Consider those Doukhobor women harnessed to a plough, breaking the tough Prairie. Their photos, faces almost hidden by their babushkas, have graced Canadian history textbooks for decades. The widely shared image – reproduced as a postcard inviting everyone to get a look – struck many Canadians as the personification of a backward European peasant culture that treated its women like downtrodden beasts of burden. These women posed a striking contrast to the prevailing middle-class ideal of the Victorian woman – that morally superior angel in the home. Consider too the distinctive dress of the women who completed the portrait of Immigration Minister Clifford Sifton’s ideal Eastern European peasant “in a sheepskin coat” with “a stout wife and a half-dozen children” grudgingly welcomed to Canada. Someone needed to do the backbreaking labour to settle what was portrayed as an empty Prairie, the original First Nations inhabitants having been shoved aside to a number of reserves. Even Icelandic pioneer women, easily assimilated, one might expect, into the Nordic race, were castigated for their typical headdress: a dark knitted skullcap with tassel. Such women may now be considered Old Stock Canadians, but not so long ago, their Anglo neighbours viewed them as second-class. According to historian Sarah Carter, Anglo women’s organization in Alberta thought Ukrainian girls so deficient in the standards of proper womanhood that they too should be sent to residential schools.
Then, too, there are the Jewish, Italian, Polish, Hungarian and other women who settled in Canada’s cities.
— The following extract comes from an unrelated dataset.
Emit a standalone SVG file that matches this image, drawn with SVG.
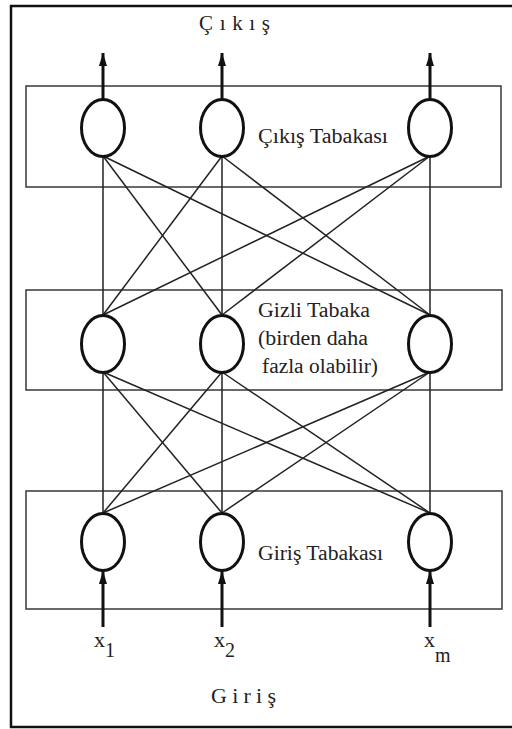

Crowded into slum housing, these women were reduced to static folk-figures who enacted strange religious rituals and stunk up their neighbourhood with fermenting cabbage. Social workers investigated these “underworlds” and ridiculed the mamas who pushed and shoved and haggled at markets in a most unwomanly manner. Italian women, viewed by reformers as unschooled, oppressed, and shadowed by black kerchiefs, were deemed the least likely of all to adjust to Canadian life.
What is it about the women-folk that make people so anxious? Women rarely run countries but they certainly symbolize the nation. Immigrant women preserve the culture of the group. They cook the food and raise the children and pass on the language. Often they dress distinctively. They stand out.
Born of fear, stereotypes obscure more than they reveal. The Baba on the homestead ploughed while the men worked on the railroads or in the mines. Italian women entered the labour force in large numbers, their paycheques compensating their husbands’ seasonal unemployment. Today’s headscarfed refugee woman might be a teacher, a nurse, or a community organizer.
Of course immigrant men have not always been warmly welcomed in this country. Canadian immigration history is full of examples of discrimination: the Chinese Head Tax, Sikh men forbidden to disembark in Vancouver’s harbour, Black men refused entry by a variety of barriers. The demonization of Muslims also has long roots and it has taken its own course in Canada.
Yet generations of immigrant women have experienced a particular form of racism: a mix of charity and contempt. Very Canadian. In the niqab controversy we see cynical electioneering but also the remnants of some old anxieties about the nonas, babas and omas of previous generations. Just as there have always been scapegoats, susceptible to the political manipulations of the day, there has also been an audience, willing to believe the worst.
Now a Canadian citizen, Ishaq has refused to let Harper speak on her behalf. This also illustrates another familiar historical pattern: immigrant women have rarely been silent in the face of discrimination.